**Data section:**

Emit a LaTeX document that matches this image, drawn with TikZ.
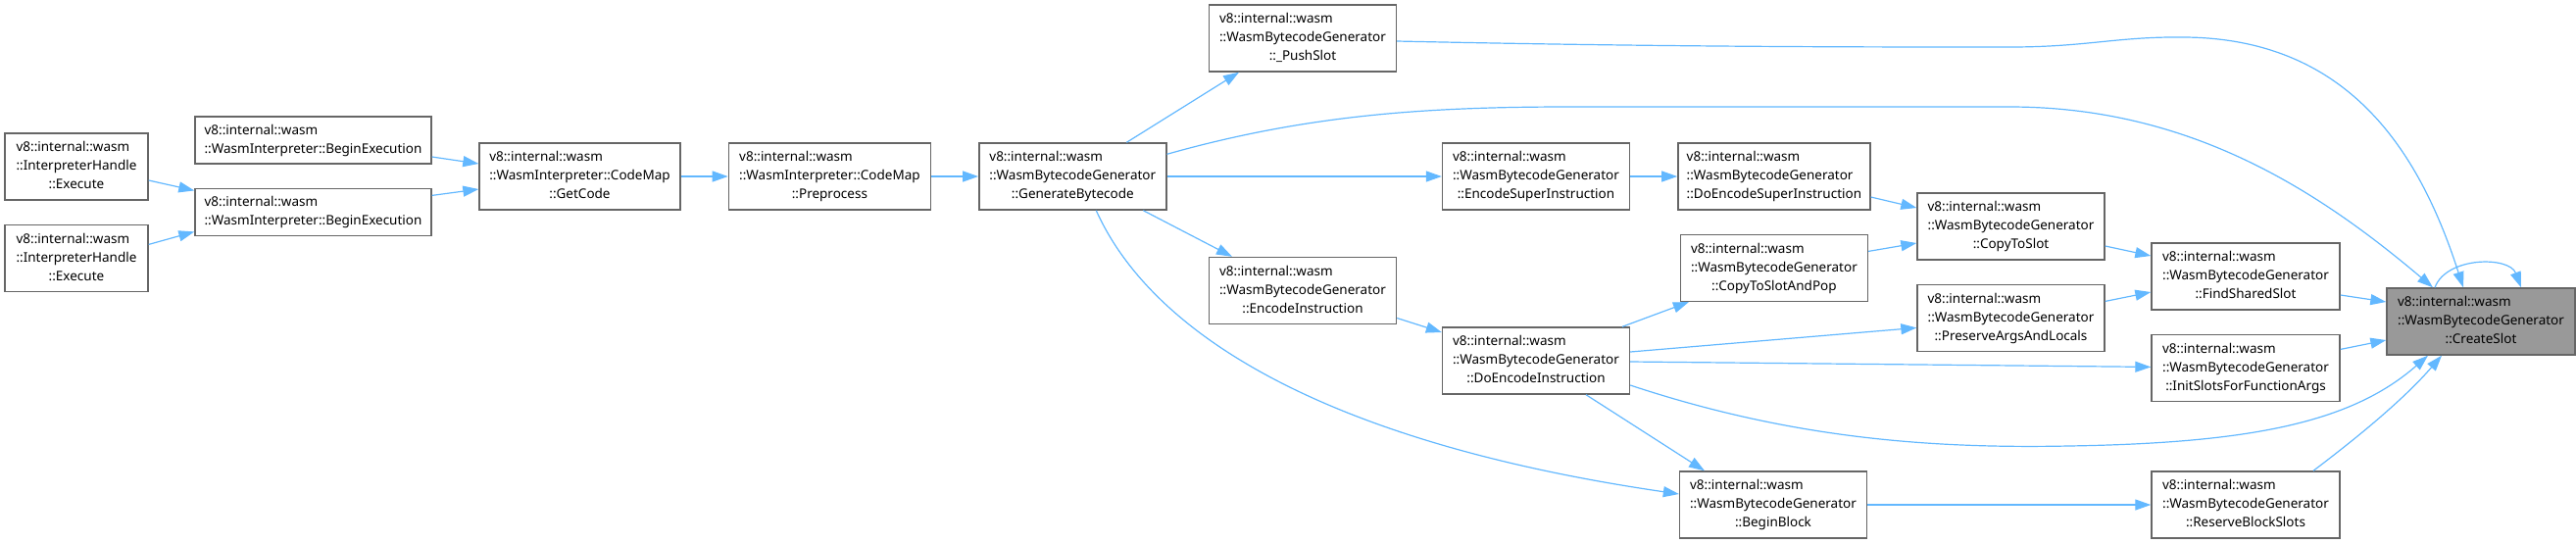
\documentclass[tikz,border=0pt]{standalone}
\usepackage{fontspec}
\setmainfont{Noto Sans}
\usepackage{tikz}
\usetikzlibrary{arrows.meta,positioning,calc}
\usepackage{xcolor}
\definecolor{edgeblue}{RGB}{99,184,255}
\definecolor{boxline} {RGB}{102,102,102}
\definecolor{curfill} {RGB}{153,153,153}

% three-line and two-line function labels
\newcommand{\fnthree}[3]{\begin{tabular}{@{}l@{}}#1\\#2\\\multicolumn{1}{@{}c@{}}{#3}\end{tabular}}
\newcommand{\fntwo}[2]{\begin{tabular}{@{}l@{}}#1\\#2\end{tabular}}

\begin{document}
\begin{tikzpicture}[
    x=0.5pt, y=-0.5pt,
    node distance=12pt and 24pt,
    fnbox/.style={draw=boxline, fill=white, line width=0.7pt, rectangle, minimum width=95.5pt, minimum height=34pt, inner sep=0pt, font=\fontsize{6.75}{9.5}\selectfont},
    twobox/.style={fnbox, minimum height=24pt},
    curbox/.style={fnbox, fill=curfill},
    arrow/.style={-{Triangle[length=8pt,width=5.5pt]}, color=edgeblue, line width=0.6pt}
]
    \useasboundingbox (0,0) rectangle (2628,554);

    \node[fnbox, minimum width=73pt] (exA) at (78,170) {\fnthree{v8::internal::wasm}{::InterpreterHandle}{::Execute}};
    \node[fnbox, minimum width=73pt] (exB) [below=of exA] {\fnthree{v8::internal::wasm}{::InterpreterHandle}{::Execute}};
    \node[twobox, minimum width=120.5pt] (beA) at (319.5,143) {\fntwo{v8::internal::wasm}{::WasmInterpreter::BeginExecution}};
    \node[twobox, minimum width=120.5pt] (beB) [below=of beA] {\fntwo{v8::internal::wasm}{::WasmInterpreter::BeginExecution}};
    \node[fnbox, minimum width=102.5pt] (getcode) at (591.5,180) {\fnthree{v8::internal::wasm}{::WasmInterpreter::CodeMap}{::GetCode}};
    \node[fnbox, minimum width=103pt] (preproc) [right=of getcode] {\fnthree{v8::internal::wasm}{::WasmInterpreter::CodeMap}{::Preprocess}};
    \node[fnbox] (genbc) [right=of preproc] {\fnthree{v8::internal::wasm}{::WasmBytecodeGenerator}{::GenerateBytecode}};
    \node[fnbox] (pushslot) at (1329,39) {\fnthree{v8::internal::wasm}{::WasmBytecodeGenerator}{::\_PushSlot}};
    \node[fnbox] (encinstr) at (1329,296.5) {\fnthree{v8::internal::wasm}{::WasmBytecodeGenerator}{::EncodeInstruction}};
    \node[fnbox] (encsuper) at (1567,180) {\fnthree{v8::internal::wasm}{::WasmBytecodeGenerator}{::EncodeSuperInstruction}};
    \node[fnbox] (doencinstr) at (1567,368) {\fnthree{v8::internal::wasm}{::WasmBytecodeGenerator}{::DoEncodeInstruction}};
    \node[fnbox, minimum width=98pt] (doencsuper) [right=of encsuper] {\fnthree{v8::internal::wasm}{::WasmBytecodeGenerator}{::DoEncodeSuperInstruction}};
    \node[fnbox] (copyandpop) [below=of doencsuper] {\fnthree{v8::internal::wasm}{::WasmBytecodeGenerator}{::CopyToSlotAndPop}};
    \node[fnbox] (beginblock) at (1809,515) {\fnthree{v8::internal::wasm}{::WasmBytecodeGenerator}{::BeginBlock}};
    \node[fnbox] (copytoslot) at (2051.5,231) {\fnthree{v8::internal::wasm}{::WasmBytecodeGenerator}{::CopyToSlot}};
    \node[fnbox] (preserve) [below=of copytoslot] {\fnthree{v8::internal::wasm}{::WasmBytecodeGenerator}{::PreserveArgsAndLocals}};
    \node[fnbox, minimum width=96pt] (findshared) at (2291,282) {\fnthree{v8::internal::wasm}{::WasmBytecodeGenerator}{::FindSharedSlot}};
    \node[fnbox, minimum width=96pt] (initslots) [below=of findshared] {\fnthree{v8::internal::wasm}{::WasmBytecodeGenerator}{::InitSlotsForFunctionArgs}};
    \node[fnbox, minimum width=96pt] (reserve) at (2291,515) {\fnthree{v8::internal::wasm}{::WasmBytecodeGenerator}{::ReserveBlockSlots}};
    \node[curbox, minimum width=96pt] (createslot) at (2531,328) {\fnthree{v8::internal::wasm}{::WasmBytecodeGenerator}{::CreateSlot}};

    % left part
    \draw[arrow] ($(exA.east)+(0,14)$) -- ($(beB.west)+(0,-22)$);
    \draw[arrow] ($(exB.east)+(0,-14)$) -- ($(beB.west)+(0,20)$);
    \draw[arrow] ($(beA.east)+(0,17)$) -- ($(getcode.west)+(0,-13)$);
    \draw[arrow] ($(beB.east)+(0,-17)$) -- ($(getcode.west)+(0,13)$);
    \draw[arrow] (getcode) -- (preproc);
    \draw[arrow] (preproc) -- (genbc);

    % out of GenerateBytecode
    \draw[arrow] ($(genbc.north)+(55,0)$) -- ($(pushslot.south)+(-65,0)$);
    \draw[arrow] (genbc) -- (encsuper);
    \draw[arrow] ($(genbc.south)+(72,0)$) -- ($(encinstr.north)+(-72,0)$);
    \draw[arrow] ($(genbc.north east)+(0,12)$) .. controls (1330,118) and (1450,109) .. (1600,109)
        -- (2050,109) .. controls (2230,109) and (2360,190) .. ($(createslot.north)+(-49,0)$);
    \draw[arrow] ($(genbc.south)+(24,0)$) .. controls (1170,330) and (1330,448) .. ($(beginblock.west)+(0,-11)$);
    \draw[arrow] ($(pushslot.east)+(0,3)$) .. controls (1700,48) and (1900,48) .. (2050,48)
        .. controls (2130,48) and (2160,37) .. (2230,38)
        .. controls (2400,40) and (2470,160) .. ($(createslot.north)+(-18,0)$);

    % middle part
    \draw[arrow] (encsuper) -- (doencsuper);
    \draw[arrow] ($(doencsuper.east)+(0,21)$) -- ($(copytoslot.west)+(0,-19)$);
    \draw[arrow] ($(encinstr.east)+(0,28)$) -- ($(doencinstr.west)+(0,-29)$);
    \draw[arrow] ($(doencinstr.north)+(88,0)$) -- ($(copyandpop.south)+(-87,0)$);
    \draw[arrow] ($(doencinstr.east)+(0,-9)$) -- ($(preserve.west)+(0,10)$);
    \draw[arrow] ($(doencinstr.east)+(0,1)$) -- ($(initslots.west)+(0,-1)$);
    \draw[arrow] ($(doencinstr.east)+(0,25)$) .. controls (1820,445) and (1960,458) .. (2110,455)
        .. controls (2300,452) and (2400,430) .. ($(createslot.south)+(-54,0)$);
    \draw[arrow] ($(doencinstr.south)+(51,0)$) -- ($(beginblock.north)+(-70,0)$);
    \draw[arrow] ($(copyandpop.east)+(0,-17)$) -- ($(copytoslot.west)+(0,17)$);

    % right part
    \draw[arrow] ($(copytoslot.east)+(0,20)$) -- ($(findshared.west)+(0,-21)$);
    \draw[arrow] ($(preserve.east)+(0,-17)$) -- ($(findshared.west)+(0,16)$);
    \draw[arrow] ($(findshared.east)+(0,19)$) -- ($(createslot.west)+(0,-20)$);
    \draw[arrow] ($(initslots.east)+(0,-19)$) -- ($(createslot.west)+(0,19)$);
    \draw[arrow] (beginblock) -- (reserve);
    \draw[arrow] ($(reserve.north)+(69,0)$) .. controls (2400,450) and (2450,410) .. ($(createslot.south)+(-40,0)$);
    \draw[arrow] ($(createslot.north)+(-47,0)$) .. controls +(12,-32) and +(-12,-32) .. ($(createslot.north)+(41,0)$);
\end{tikzpicture}
\end{document}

**Aim:** Repeat exactly and only the lines from the start of the data above through the line that holds "(0,0) rectangle (2628,554);", inclusive. Pictures do not belong in the copy.

**Task result:**
Emit a LaTeX document that matches this image, drawn with TikZ.
\documentclass[tikz,border=0pt]{standalone}
\usepackage{fontspec}
\setmainfont{Noto Sans}
\usepackage{tikz}
\usetikzlibrary{arrows.meta,positioning,calc}
\usepackage{xcolor}
\definecolor{edgeblue}{RGB}{99,184,255}
\definecolor{boxline} {RGB}{102,102,102}
\definecolor{curfill} {RGB}{153,153,153}

% three-line and two-line function labels
\newcommand{\fnthree}[3]{\begin{tabular}{@{}l@{}}#1\\#2\\\multicolumn{1}{@{}c@{}}{#3}\end{tabular}}
\newcommand{\fntwo}[2]{\begin{tabular}{@{}l@{}}#1\\#2\end{tabular}}

\begin{document}
\begin{tikzpicture}[
    x=0.5pt, y=-0.5pt,
    node distance=12pt and 24pt,
    fnbox/.style={draw=boxline, fill=white, line width=0.7pt, rectangle, minimum width=95.5pt, minimum height=34pt, inner sep=0pt, font=\fontsize{6.75}{9.5}\selectfont},
    twobox/.style={fnbox, minimum height=24pt},
    curbox/.style={fnbox, fill=curfill},
    arrow/.style={-{Triangle[length=8pt,width=5.5pt]}, color=edgeblue, line width=0.6pt}
]
    \useasboundingbox (0,0) rectangle (2628,554);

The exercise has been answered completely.